__EXERCISE REQUIREMENTS__
Return all of the data exactly as written, without the pictures.

__INFORMATION SHOWN__
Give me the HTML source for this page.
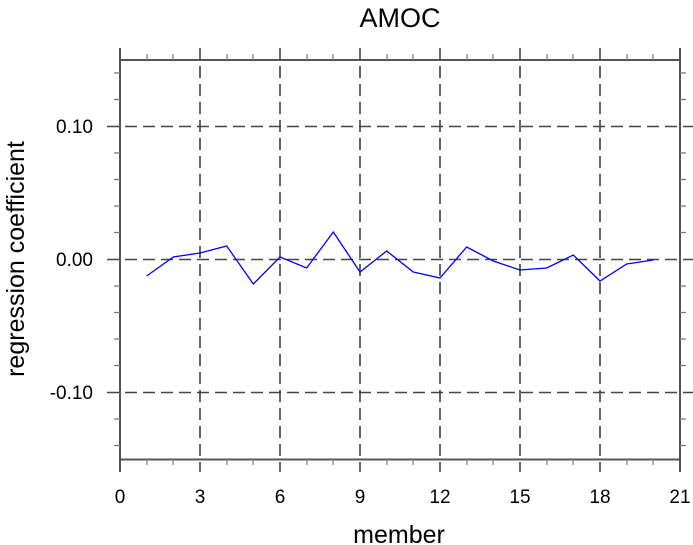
<!DOCTYPE html>
<html><head><style>body{margin:0;background:#fff}svg{display:block}</style></head>
<body>
<svg width="693" height="545" xmlns="http://www.w3.org/2000/svg" font-family="Liberation Sans, sans-serif">
<g stroke="#666" stroke-width="2" stroke-dasharray="12,6" fill="none">
<line x1="200" y1="48" x2="200" y2="472"/><line x1="280" y1="48" x2="280" y2="472"/>
<line x1="360" y1="48" x2="360" y2="472"/><line x1="440" y1="48" x2="440" y2="472"/>
<line x1="520" y1="48" x2="520" y2="472"/><line x1="600" y1="48" x2="600" y2="472"/>
</g>
<g stroke="#444" stroke-width="1.5" stroke-dasharray="12,6" fill="none">
<line x1="107" y1="126.5" x2="693" y2="126.5"/><line x1="107" y1="259.5" x2="693" y2="259.5"/>
<line x1="107" y1="392.5" x2="693" y2="392.5"/>
</g>
<g stroke="#555" stroke-width="2" fill="none">
<rect x="120" y="60" width="560" height="399.5"/>
<line x1="120" y1="48" x2="120" y2="472"/><line x1="680" y1="48" x2="680" y2="472"/>
</g>
<g stroke="#777" stroke-width="1.2">
<path d="M147 60v-6M173 60v-6M227 60v-6M253 60v-6M307 60v-6M333 60v-6M387 60v-6M413 60v-6M467 60v-6M493 60v-6M547 60v-6M573 60v-6M627 60v-6M653 60v-6"/>
<path d="M147 459v6M173 459v6M227 459v6M253 459v6M307 459v6M333 459v6M387 459v6M413 459v6M467 459v6M493 459v6M547 459v6M573 459v6M627 459v6M653 459v6"/>
<path d="M120 73h-6M120 99.5h-6M120 153h-6M120 179.5h-6M120 206h-6M120 232.5h-6M120 286h-6M120 312.5h-6M120 339h-6M120 365.5h-6M120 419h-6M120 445.5h-6"/>
<path d="M680 73h6M680 99.5h6M680 153h6M680 179.5h6M680 206h6M680 232.5h6M680 286h6M680 312.5h6M680 339h6M680 365.5h6M680 419h6M680 445.5h6"/>
</g>
<polyline fill="none" stroke="#0000ff" stroke-width="1.3" points="146.7,276 173.3,257 200,253 226.7,246 253.3,284 280,257 306.7,268 333.3,232 360,272 386.7,251 413.3,272 440,278 466.7,247 493.3,261 520,270 546.7,268 573.3,255 600,281 626.7,264 653.3,260"/>
<text x="400" y="27" font-size="27" text-anchor="middle">AMOC</text>
<g font-size="19" text-anchor="middle">
<text x="120" y="503">0</text><text x="200" y="503">3</text><text x="280" y="503">6</text><text x="360" y="503">9</text>
<text x="440" y="503">12</text><text x="520" y="503">15</text><text x="600" y="503">18</text><text x="680" y="503">21</text>
</g>
<g font-size="19" text-anchor="end">
<text x="93" y="133">0.10</text><text x="93" y="266">0.00</text><text x="93" y="399">-0.10</text>
</g>
<text x="399" y="543" font-size="25" text-anchor="middle">member</text>
<text transform="translate(24,259) rotate(-90)" font-size="25" text-anchor="middle">regression coefficient</text>
</svg>
</body></html>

__ANSWER FOR THIS EXERCISE__
Give me the HTML source for this page.
<!DOCTYPE html>
<html><head><style>body{margin:0;background:#fff}svg{display:block}</style></head>
<body>
<svg width="693" height="545" xmlns="http://www.w3.org/2000/svg" font-family="Liberation Sans, sans-serif">
<g stroke="#666" stroke-width="2" stroke-dasharray="12,6" fill="none">
<line x1="200" y1="48" x2="200" y2="472"/><line x1="280" y1="48" x2="280" y2="472"/>
<line x1="360" y1="48" x2="360" y2="472"/><line x1="440" y1="48" x2="440" y2="472"/>
<line x1="520" y1="48" x2="520" y2="472"/><line x1="600" y1="48" x2="600" y2="472"/>
</g>
<g stroke="#444" stroke-width="1.5" stroke-dasharray="12,6" fill="none">
<line x1="107" y1="126.5" x2="693" y2="126.5"/><line x1="107" y1="259.5" x2="693" y2="259.5"/>
<line x1="107" y1="392.5" x2="693" y2="392.5"/>
</g>
<g stroke="#555" stroke-width="2" fill="none">
<rect x="120" y="60" width="560" height="399.5"/>
<line x1="120" y1="48" x2="120" y2="472"/><line x1="680" y1="48" x2="680" y2="472"/>
</g>
<g stroke="#777" stroke-width="1.2">
<path d="M147 60v-6M173 60v-6M227 60v-6M253 60v-6M307 60v-6M333 60v-6M387 60v-6M413 60v-6M467 60v-6M493 60v-6M547 60v-6M573 60v-6M627 60v-6M653 60v-6"/>
<path d="M147 459v6M173 459v6M227 459v6M253 459v6M307 459v6M333 459v6M387 459v6M413 459v6M467 459v6M493 459v6M547 459v6M573 459v6M627 459v6M653 459v6"/>
<path d="M120 73h-6M120 99.5h-6M120 153h-6M120 179.5h-6M120 206h-6M120 232.5h-6M120 286h-6M120 312.5h-6M120 339h-6M120 365.5h-6M120 419h-6M120 445.5h-6"/>
<path d="M680 73h6M680 99.5h6M680 153h6M680 179.5h6M680 206h6M680 232.5h6M680 286h6M680 312.5h6M680 339h6M680 365.5h6M680 419h6M680 445.5h6"/>
</g>
<polyline fill="none" stroke="#0000ff" stroke-width="1.3" points="146.7,276 173.3,257 200,253 226.7,246 253.3,284 280,257 306.7,268 333.3,232 360,272 386.7,251 413.3,272 440,278 466.7,247 493.3,261 520,270 546.7,268 573.3,255 600,281 626.7,264 653.3,260"/>
<text x="400" y="27" font-size="27" text-anchor="middle">AMOC</text>
<g font-size="19" text-anchor="middle">
<text x="120" y="503">0</text><text x="200" y="503">3</text><text x="280" y="503">6</text><text x="360" y="503">9</text>
<text x="440" y="503">12</text><text x="520" y="503">15</text><text x="600" y="503">18</text><text x="680" y="503">21</text>
</g>
<g font-size="19" text-anchor="end">
<text x="93" y="133">0.10</text><text x="93" y="266">0.00</text><text x="93" y="399">-0.10</text>
</g>
<text x="399" y="543" font-size="25" text-anchor="middle">member</text>
<text transform="translate(24,259) rotate(-90)" font-size="25" text-anchor="middle">regression coefficient</text>
</svg>
</body></html>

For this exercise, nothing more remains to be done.